== To do ==
Every line below is to be copied exactly, with the pictures left out.

== Data block ==

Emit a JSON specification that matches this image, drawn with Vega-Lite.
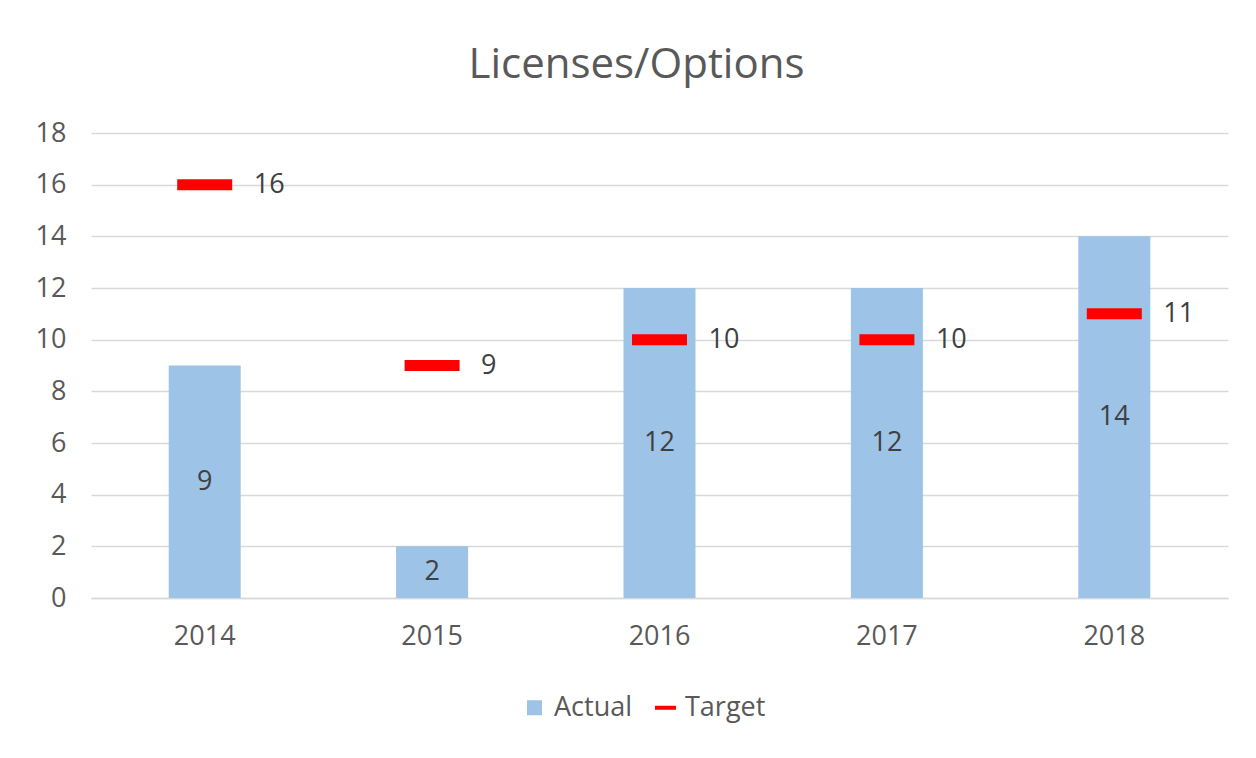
{
  "$schema": "https://vega.github.io/schema/vega-lite/v6.json",
  "width": 1137,
  "height": 465,
  "autosize": {"type": "none"},
  "padding": {"left": 91, "top": 133, "right": 28, "bottom": 160},
  "background": "white",
  "title": {
    "text": "Licenses/Options",
    "fontSize": 42,
    "font": "Open Sans",
    "fontWeight": "normal",
    "color": "#595959",
    "anchor": "middle",
    "dx": -23,
    "offset": 32
  },
  "data": {
    "values": [
      {"year": "2014", "actual": 9, "target": 16},
      {"year": "2015", "actual": 2, "target": 9},
      {"year": "2016", "actual": 12, "target": 10},
      {"year": "2017", "actual": 12, "target": 10},
      {"year": "2018", "actual": 14, "target": 11}
    ]
  },
  "config": {
    "view": {"stroke": null},
    "font": "Open Sans",
    "axis": {
      "labelFont": "Open Sans",
      "labelFontSize": 27,
      "labelColor": "#595959",
      "gridColor": "#d9d9d9",
      "gridWidth": 1.3,
      "domainColor": "#d9d9d9",
      "ticks": false,
      "title": null
    }
  },
  "resolve": {"scale": {"y": "independent"}},
  "encoding": {
    "x": {
      "field": "year",
      "type": "nominal",
      "scale": {"paddingInner": 0, "paddingOuter": 0},
      "axis": {"labelAngle": 0, "labelPadding": 25, "domain": true, "domainWidth": 1.3, "grid": false}
    }
  },
  "layer": [
    {
      "layer": [
        {
          "mark": {"type": "bar", "width": 72, "color": "#9DC3E6"},
          "encoding": {
            "y": {
              "field": "actual",
              "type": "quantitative",
              "scale": {"domain": [0, 18]},
              "axis": {"values": [0, 2, 4, 6, 8, 10, 12, 14, 16, 18], "domain": false, "labelPadding": 25}
            },
            "color": {
              "datum": "Actual",
              "scale": {"domain": ["Actual", "Target"], "range": ["#9DC3E6", "#FF0000"]},
              "legend": {
                "title": null,
                "orient": "none",
                "direction": "horizontal",
                "legendX": 430,
                "legendY": 561,
                "labelFontSize": 27,
                "labelFont": "Open Sans",
                "labelColor": "#595959",
                "symbolSize": 225,
                "columnPadding": 14,
                "labelOffset": 6,
                "symbolType": "square",
                "encode": {
                  "symbols": {
                    "update": {
                      "shape": {"signal": "datum.value === 'Target' ? 'stroke' : 'square'"},
                      "stroke": {"signal": "datum.value === 'Target' ? '#FF0000' : null"},
                      "size": {"signal": "datum.value === 'Target' ? 440 : 225"},
                      "strokeWidth": {"value": 4},
                      "fillOpacity": {"value": 1}
                    }
                  }
                }
              }
            }
          }
        },
        {
          "mark": {"type": "tick", "size": 55, "thickness": 11, "opacity": 1},
          "encoding": {
            "y": {"field": "target", "type": "quantitative"},
            "color": {"datum": "Target"}
          }
        },
        {
          "mark": {"type": "text", "fontSize": 27, "color": "#404040", "baseline": "middle", "align": "left", "dx": 49},
          "encoding": {
            "y": {"field": "target", "type": "quantitative"},
            "text": {"field": "target", "type": "quantitative"}
          }
        }
      ]
    },
    {
      "mark": {"type": "text", "fontSize": 27, "color": "#404040", "baseline": "middle"},
      "encoding": {
        "y": {"field": "actual", "type": "quantitative", "scale": {"domain": [0, 36]}, "axis": null},
        "text": {"field": "actual", "type": "quantitative"}
      }
    }
  ]
}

== Complete response ==
Emit a JSON specification that matches this image, drawn with Vega-Lite.
{
  "$schema": "https://vega.github.io/schema/vega-lite/v6.json",
  "width": 1137,
  "height": 465,
  "autosize": {"type": "none"},
  "padding": {"left": 91, "top": 133, "right": 28, "bottom": 160},
  "background": "white",
  "title": {
    "text": "Licenses/Options",
    "fontSize": 42,
    "font": "Open Sans",
    "fontWeight": "normal",
    "color": "#595959",
    "anchor": "middle",
    "dx": -23,
    "offset": 32
  },
  "data": {
    "values": [
      {"year": "2014", "actual": 9, "target": 16},
      {"year": "2015", "actual": 2, "target": 9},
      {"year": "2016", "actual": 12, "target": 10},
      {"year": "2017", "actual": 12, "target": 10},
      {"year": "2018", "actual": 14, "target": 11}
    ]
  },
  "config": {
    "view": {"stroke": null},
    "font": "Open Sans",
    "axis": {
      "labelFont": "Open Sans",
      "labelFontSize": 27,
      "labelColor": "#595959",
      "gridColor": "#d9d9d9",
      "gridWidth": 1.3,
      "domainColor": "#d9d9d9",
      "ticks": false,
      "title": null
    }
  },
  "resolve": {"scale": {"y": "independent"}},
  "encoding": {
    "x": {
      "field": "year",
      "type": "nominal",
      "scale": {"paddingInner": 0, "paddingOuter": 0},
      "axis": {"labelAngle": 0, "labelPadding": 25, "domain": true, "domainWidth": 1.3, "grid": false}
    }
  },
  "layer": [
    {
      "layer": [
        {
          "mark": {"type": "bar", "width": 72, "color": "#9DC3E6"},
          "encoding": {
            "y": {
              "field": "actual",
              "type": "quantitative",
              "scale": {"domain": [0, 18]},
              "axis": {"values": [0, 2, 4, 6, 8, 10, 12, 14, 16, 18], "domain": false, "labelPadding": 25}
            },
            "color": {
              "datum": "Actual",
              "scale": {"domain": ["Actual", "Target"], "range": ["#9DC3E6", "#FF0000"]},
              "legend": {
                "title": null,
                "orient": "none",
                "direction": "horizontal",
                "legendX": 430,
                "legendY": 561,
                "labelFontSize": 27,
                "labelFont": "Open Sans",
                "labelColor": "#595959",
                "symbolSize": 225,
                "columnPadding": 14,
                "labelOffset": 6,
                "symbolType": "square",
                "encode": {
                  "symbols": {
                    "update": {
                      "shape": {"signal": "datum.value === 'Target' ? 'stroke' : 'square'"},
                      "stroke": {"signal": "datum.value === 'Target' ? '#FF0000' : null"},
                      "size": {"signal": "datum.value === 'Target' ? 440 : 225"},
                      "strokeWidth": {"value": 4},
                      "fillOpacity": {"value": 1}
                    }
                  }
                }
              }
            }
          }
        },
        {
          "mark": {"type": "tick", "size": 55, "thickness": 11, "opacity": 1},
          "encoding": {
            "y": {"field": "target", "type": "quantitative"},
            "color": {"datum": "Target"}
          }
        },
        {
          "mark": {"type": "text", "fontSize": 27, "color": "#404040", "baseline": "middle", "align": "left", "dx": 49},
          "encoding": {
            "y": {"field": "target", "type": "quantitative"},
            "text": {"field": "target", "type": "quantitative"}
          }
        }
      ]
    },
    {
      "mark": {"type": "text", "fontSize": 27, "color": "#404040", "baseline": "middle"},
      "encoding": {
        "y": {"field": "actual", "type": "quantitative", "scale": {"domain": [0, 36]}, "axis": null},
        "text": {"field": "actual", "type": "quantitative"}
      }
    }
  ]
}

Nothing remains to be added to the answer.